Consultation for Crossrail 2 closed on 8 January and Ridley Road Traders Association made a representation.

Hackney Council has made clear its opposition to the current Crossrail 2 proposals. Cllr Demirci said: “The council has a great deal of concern about Transport for London’s proposals to construct a shaft in nearby Birkbeck Mews as part of its Crossrail 2 project.

“This could have a serious impact on the day-to-day running of Ridley Road Market, and we have made it clear we believe this is unacceptable.”

Mackerel for sale on Ridley Road, Photograph: Hackney Citizen

Mackerel for sale on Ridley Road, Photograph: Hackney Citizen

With the prospect of hiked fees, lost storage and ever more affluent developments, stallholders in Ridley Road must fight harder than ever for survival.
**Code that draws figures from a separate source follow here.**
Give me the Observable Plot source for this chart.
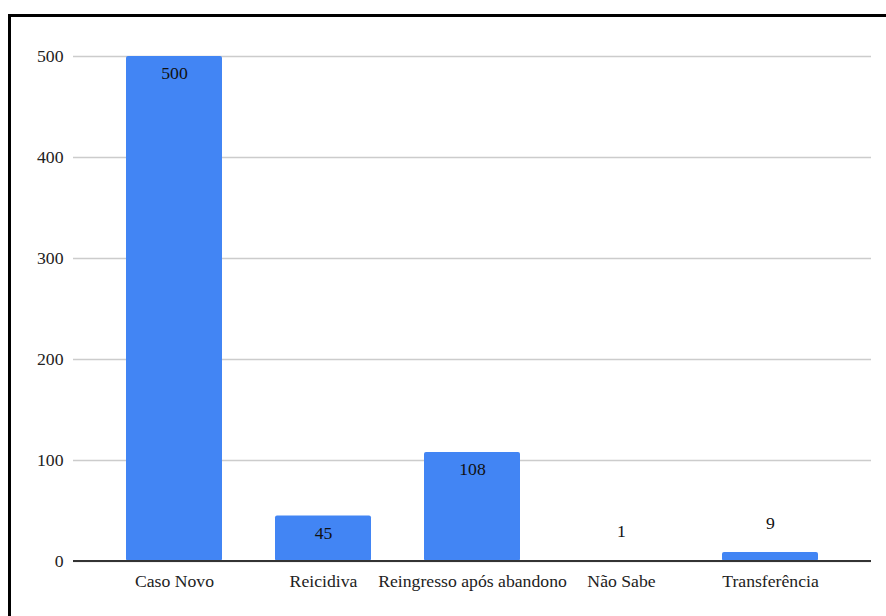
<!DOCTYPE html>
<html>
<head>
<meta charset="utf-8">
<script src="https://cdn.jsdelivr.net/npm/d3@7"></script>
<script src="https://cdn.jsdelivr.net/npm/@observablehq/plot@0.6"></script>
<style>
  html, body { margin: 0; padding: 0; background: #fff; }
  #wrap { position: relative; width: 886px; height: 616px; overflow: hidden; }
  #wrap svg { position: absolute; left: 0; top: 0; }
  #border {
    position: absolute; left: 8px; top: 14px; width: 1000px; height: 1000px;
    border-left: 3px solid #000; border-top: 3px solid #000;
    pointer-events: none;
  }
</style>
</head>
<body>
<div id="wrap"><div id="border"></div></div>
<script>
// Tipo de entrada dos casos
const categories = ["Caso Novo", "Reicidiva", "Reingresso após abandono", "Não Sabe", "Transferência"];
const values = [500, 45, 108, 1, 9];
const yTicks = [0, 100, 200, 300, 400, 500];

const data = categories.map((c, i) => ({category: c, value: values[i]}));
const font = "Liberation Serif";
const size = 17.7;

const chart = Plot.plot({
  width: 886,
  height: 616,
  marginLeft: 73,
  marginRight: 15,
  marginTop: 56,
  marginBottom: 55,
  style: {fontSize: size + "px", color: "#222", background: "transparent"},
  x: {domain: categories, padding: 0.354, label: null},
  y: {domain: [0, 500], label: null},
  marks: [
    Plot.gridY(yTicks, {stroke: "#cccccc", strokeOpacity: 1, strokeWidth: 1.5}),
    Plot.axisY(yTicks, {tickSize: 0, tickPadding: 10, fontSize: size, label: null, dy: -0.5}),
    Plot.axisX({tickSize: 0, tickPadding: 13, fontSize: size, label: null}),
    Plot.barY(data, {x: "category", y: "value", fill: "#4285f4", rx: 2}),
    Plot.ruleY([0], {stroke: "#333", strokeWidth: 2, dy: -0.5}),
    // values shown inside tall bars, above short ones
    Plot.text(data.filter(d => d.value >= 20), {
      x: "category", y: "value", text: d => String(d.value),
      dy: 17, fontSize: size, fill: "#111"
    }),
    Plot.text(data.filter(d => d.value < 20), {
      x: "category", y: "value", text: d => String(d.value),
      dy: -29, fontSize: size, fill: "#111"
    })
  ]
});

// serif face for every label
d3.select(chart).attr("font-family", font).style("font-family", font);
d3.select(chart).selectAll("text").style("font-family", font);
d3.select(chart).selectAll("g").attr("font-family", null);

document.getElementById("wrap").insertBefore(chart, document.getElementById("border"));
</script>
</body>
</html>
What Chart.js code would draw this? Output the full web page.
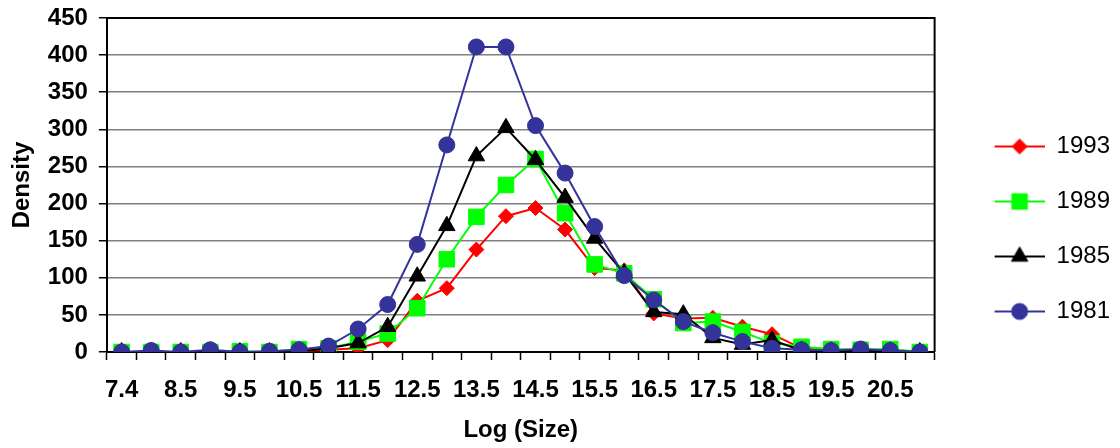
<!DOCTYPE html>
<html>
<head>
<meta charset="utf-8">
<script src="https://cdn.jsdelivr.net/npm/chart.js@4.4.0/dist/chart.umd.min.js"></script>
<style>
  html, body { margin: 0; padding: 0; background: #fff; }
</style>
</head>
<body>
<canvas id="chart" width="1120" height="448"></canvas>
<script>
const sizes = ['7.4', '8', '8.5', '9', '9.5', '10', '10.5', '11', '11.5', '12', '12.5', '13', '13.5', '14',
               '14.5', '15', '15.5', '16', '16.5', '17', '17.5', '18', '18.5', '19', '19.5', '20', '20.5', '21'];
const density1993 = [0, 0, 0, 0, 0, 0, 1, 3, 5, 16, 69, 86, 138, 183, 194, 165, 113, 110, 52, 45, 46, 34, 24, 5, 2, 2, 2, 1];
const density1989 = [0, 0, 0, 0, 1, 0, 4, 5, 14, 25, 59, 125, 182, 225, 260, 187, 118, 106, 71, 39, 41, 27, 12, 7, 4, 3, 4, 0];
const density1985 = [0, 0, 0, 1, 0, 0, 1, 5, 12, 34, 102, 170, 264, 302, 259, 208, 153, 106, 54, 51, 19, 10, 16, 2, 1, 2, 1, 0];
const density1981 = [0, 2, 0, 3, 0, 1, 3, 8, 31, 64, 145, 279, 411, 411, 305, 241, 169, 103, 70, 41, 26, 14, 5, 3, 2, 4, 2, 0];
const yTicks = [0, 50, 100, 150, 200, 250, 300, 350, 400, 450];

const FONT = "'Liberation Sans', Arial, sans-serif";
const ICON_W = 79, ICON_OFF = 29;

function series(label, data, color, style, radius, order) {
    return {
        label: label,
        data: data,
        borderColor: color,
        backgroundColor: color,
        borderWidth: 2,
        pointStyle: style,
        pointRadius: radius,
        pointHoverRadius: radius,
        pointBackgroundColor: color,
        pointBorderColor: color,
        pointBorderWidth: 1,
        tension: 0,
        order: order
    };
}

// legend icon: a short line with the marker in the middle
function legendIcon(ds) {
    const c = document.createElement('canvas');
    c.width = ICON_W;
    c.height = 26;
    const g = c.getContext('2d');
    g.strokeStyle = ds.borderColor;
    g.lineWidth = 2;
    g.beginPath();
    g.moveTo(ICON_OFF, 13);
    g.lineTo(ICON_W, 13);
    g.stroke();
    g.fillStyle = ds.pointBackgroundColor;
    g.lineWidth = 1;
    Chart.helpers.drawPoint(g, { pointStyle: ds.pointStyle, radius: ds.pointRadius, borderWidth: 1, rotation: 0 },
        ICON_OFF + (ICON_W - ICON_OFF) / 2, 13);
    return c;
}

// top and right frame of the plot area
const frame = {
    id: 'frame',
    beforeDatasetsDraw(chart) {
        const { ctx, chartArea: a } = chart;
        ctx.save();
        ctx.strokeStyle = '#000';
        ctx.lineWidth = 2;
        ctx.beginPath();
        ctx.moveTo(a.left, a.top);
        ctx.lineTo(a.right, a.top);
        ctx.lineTo(a.right, a.bottom);
        ctx.stroke();
        ctx.restore();
    }
};

const chart = new Chart(document.getElementById('chart'), {
    type: 'line',
    data: {
        labels: sizes,
        datasets: [
            series('1993', density1993, '#ff0000', 'rectRot', 7.5, 4),
            series('1989', density1989, '#00ff00', 'rect', 11, 3),
            series('1985', density1985, '#000000', 'triangle', 9.5, 2),
            series('1981', density1981, '#333399', 'circle', 8, 1)
        ]
    },
    options: {
        responsive: false,
        animation: false,
        events: [],
        layout: { padding: { top: 18, right: 0, bottom: 8, left: 0 } },
        plugins: {
            tooltip: { enabled: false },
            legend: {
                position: 'right',
                labels: {
                    usePointStyle: true,
                    pointStyleWidth: ICON_W,
                    padding: 31,
                    color: '#000',
                    font: { family: FONT, size: 24 },
                    generateLabels(ch) {
                        return ch.data.datasets.map((ds, i) => ({
                            text: ds.label,
                            pointStyle: legendIcon(ds),
                            fillStyle: ds.borderColor,
                            strokeStyle: ds.borderColor,
                            lineWidth: 0,
                            hidden: false,
                            datasetIndex: i
                        }));
                    }
                }
            }
        },
        scales: {
            x: {
                offset: true,
                afterFit: (scale) => { scale.height = 88; },
                grid: { display: true, drawOnChartArea: false, offset: true, tickLength: 8, tickColor: '#000', tickWidth: 1.5 },
                border: { color: '#000', width: 2 },
                ticks: {
                    autoSkip: false,
                    maxRotation: 0,
                    minRotation: 0,
                    padding: 16,
                    color: '#000',
                    font: { family: FONT, size: 24, weight: 'bold' },
                    callback: (v, i) => (i % 2 === 0 ? sizes[i] : '')
                },
                title: {
                    display: true,
                    text: 'Log (Size)',
                    color: '#000',
                    padding: { top: 1, bottom: -5 },
                    font: { family: FONT, size: 24, weight: 'bold' }
                }
            },
            y: {
                min: yTicks[0],
                max: yTicks[yTicks.length - 1],
                afterBuildTicks: (scale) => { scale.ticks = yTicks.map(v => ({ value: v })); },
                afterFit: (scale) => { scale.paddingTop = 0; scale.paddingBottom = 0; },
                grid: { color: '#808080', lineWidth: 1.5, tickLength: 8, tickColor: '#000', tickWidth: 1.5 },
                border: { color: '#000', width: 2 },
                ticks: {
                    padding: 11,
                    color: '#000',
                    font: { family: FONT, size: 24, weight: 'bold' }
                },
                title: {
                    display: true,
                    text: 'Density',
                    color: '#000',
                    padding: { top: 8, bottom: 0 },
                    font: { family: FONT, size: 24, weight: 'bold' }
                }
            }
        }
    },
    plugins: [frame]
});
</script>
</body>
</html>
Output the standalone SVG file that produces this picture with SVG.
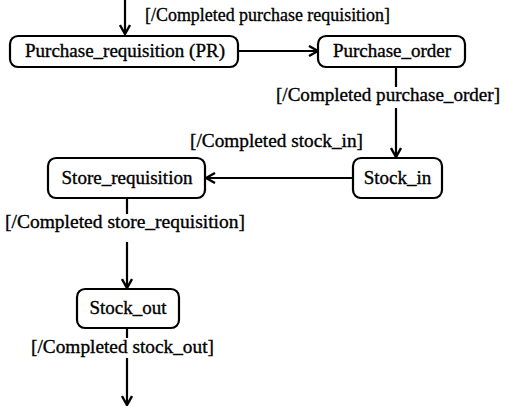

Before the stallholders used space in Birkbeck Road for storage, they used yards and sheds on the other side of Ridley Road, to the south.

But they were then shunted out in the late 1980s to make way for what is today the outdated Kingsland Shopping Centre.

A 1987 PR booklet advertising the development can be viewed at Hackney Archives.

It promised the scheme would herald “the renaissance of Dalston”, adding that “uses the classical proportions and materials of the Italian renaissance to create and air of lighthearted sophistication” and the “feeling of a delightful outdoor courtyard.” Beware such promises!

Now on the former storage site stands a large Sainsbury’s supermarket, where one punnet of raspberries can be purchased for £2 – four times the price of those in Ridley Road.